In the future for India, I would propose that anyone or any organization who applies for a grant to plan to invest a lot of time in writing a grant report. It would be prudent to seek help in writing this report from other Wikimedia chapters in other countries to get an international perspective on what looks good. Groups which are not comfortable writing reports or who want partnership should ask for help from CIS, as this organization writes great reports by Western standards.

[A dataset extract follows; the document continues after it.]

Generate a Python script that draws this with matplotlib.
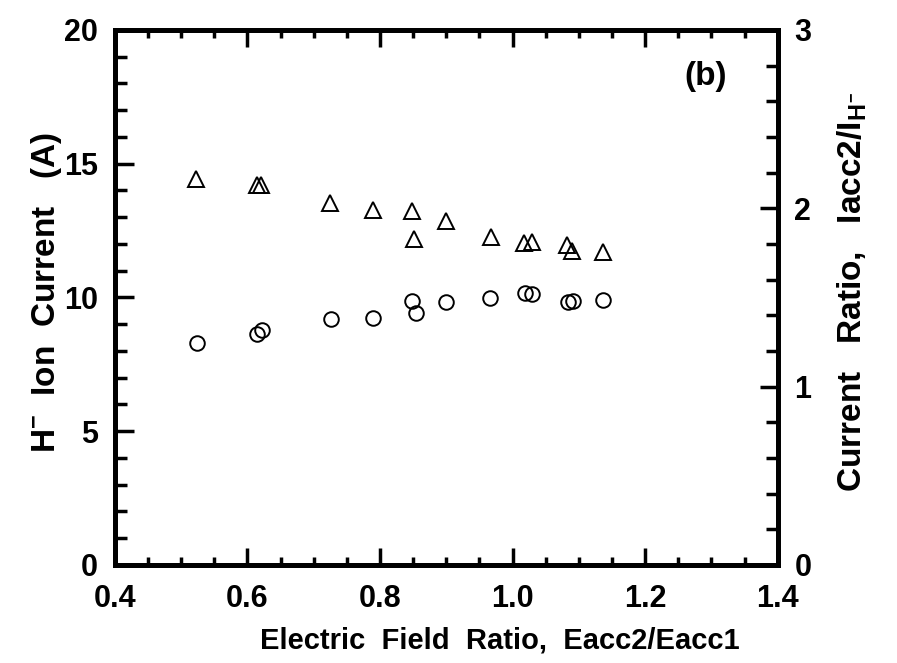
import matplotlib.pyplot as plt
from matplotlib.ticker import MultipleLocator

# Data
field_ratio_ion = [0.524, 0.615, 0.622, 0.726, 0.789, 0.849, 0.854, 0.900,
                   0.966, 1.019, 1.030, 1.084, 1.091, 1.136]
ion_current = [8.31, 8.64, 8.79, 9.20, 9.24, 9.88, 9.41, 9.81,
               9.97, 10.16, 10.13, 9.81, 9.88, 9.91]

field_ratio_cr = [0.523, 0.615, 0.621, 0.725, 0.789, 0.848, 0.852, 0.899,
                  0.967, 1.017, 1.030, 1.082, 1.090, 1.136]
current_ratio = [2.164, 2.131, 2.131, 2.029, 1.991, 1.987, 1.828, 1.928,
                 1.838, 1.804, 1.810, 1.791, 1.761, 1.757]

x_ticks = [0.4, 0.6, 0.8, 1.0, 1.2, 1.4]
x_ticklabels = ['0.4', '0.6', '0.8', '1.0', '1.2', '1.4']

plt.rcParams['font.family'] = ['Liberation Sans', 'DejaVu Sans']
plt.rcParams['font.weight'] = 'bold'
plt.rcParams['mathtext.fontset'] = 'custom'
plt.rcParams['mathtext.rm'] = 'Liberation Sans:bold'
plt.rcParams['mathtext.it'] = 'Liberation Sans:bold'
plt.rcParams['mathtext.bf'] = 'Liberation Sans:bold'

fig = plt.figure(figsize=(8.97, 6.63), dpi=100)
ax = fig.add_axes([0.128, 0.148, 0.739, 0.807])
ax2 = ax.twinx()

ax.plot(field_ratio_ion, ion_current, 'o', ms=10.5, mfc='none', mec='k', mew=1.4)
ax2.plot(field_ratio_cr, current_ratio, '^', ms=11, mfc='none', mec='k', mew=1.4)

ax.set_xlim(0.4, 1.4)
ax.set_ylim(0, 20)
ax2.set_ylim(0, 3)

ax.set_xticks(x_ticks)
ax.set_xticklabels(x_ticklabels)
ax.xaxis.set_minor_locator(MultipleLocator(0.05))
ax.yaxis.set_major_locator(MultipleLocator(5))
ax.yaxis.set_minor_locator(MultipleLocator(1))
ax2.yaxis.set_major_locator(MultipleLocator(1))
ax2.yaxis.set_minor_locator(MultipleLocator(0.2))

ax.tick_params(axis='x', which='both', direction='in', top=True, bottom=True,
               labelsize=22, pad=14)
ax.tick_params(axis='x', which='major', length=12, width=2.5)
ax.tick_params(axis='x', which='minor', length=6, width=2.5)
ax.tick_params(axis='y', which='both', direction='in', left=True, right=False,
               labelsize=22, pad=12)
ax.tick_params(axis='y', which='major', length=14, width=2.5)
ax.tick_params(axis='y', which='minor', length=8.5, width=2.5)
ax2.tick_params(axis='y', which='both', direction='in', labelsize=22, pad=12)
ax2.tick_params(axis='y', which='major', length=13, width=2.5)
ax2.tick_params(axis='y', which='minor', length=8.5, width=2.5)

for sp in ax.spines.values():
    sp.set_linewidth(3.5)
for sp in ax2.spines.values():
    sp.set_linewidth(3.5)

ax.set_xlabel('Electric  Field  Ratio,  Eacc2/Eacc1', fontsize=21,
              fontweight='bold')
ax.xaxis.set_label_coords(0.581, -0.115)
ax.set_ylabel(r'H$^{-}$  Ion  Current   (A)', fontsize=24, fontweight='bold')
ax.yaxis.set_label_coords(-0.076, 0.51)
ax2.set_ylabel(r'Current   Ratio,   Iacc2/I$_{H^{-}}$', fontsize=24,
               fontweight='bold')
ax2.yaxis.set_label_coords(1.088, 0.51)

ax.text(0.891, 0.912, '(b)', transform=ax.transAxes, fontsize=24,
        fontweight='bold', ha='center', va='center')

fig.savefig('out.png', dpi=100)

The WMF is not the final oversight in grant funding of WMF funds. They too are accountable and especially outside the Wikimedia community conversations to high-level donors and organizations. They very much need quality grant reports which come from the Wikimedia community in India, and when they do not get them, that puts extra work and burden on a lot of WMF staff. This is why all these odd pressures and oversight measures are being directed at India – India is critically important, must grow in the movement, and is causing problems for people who have to explain why India is so silent internationally.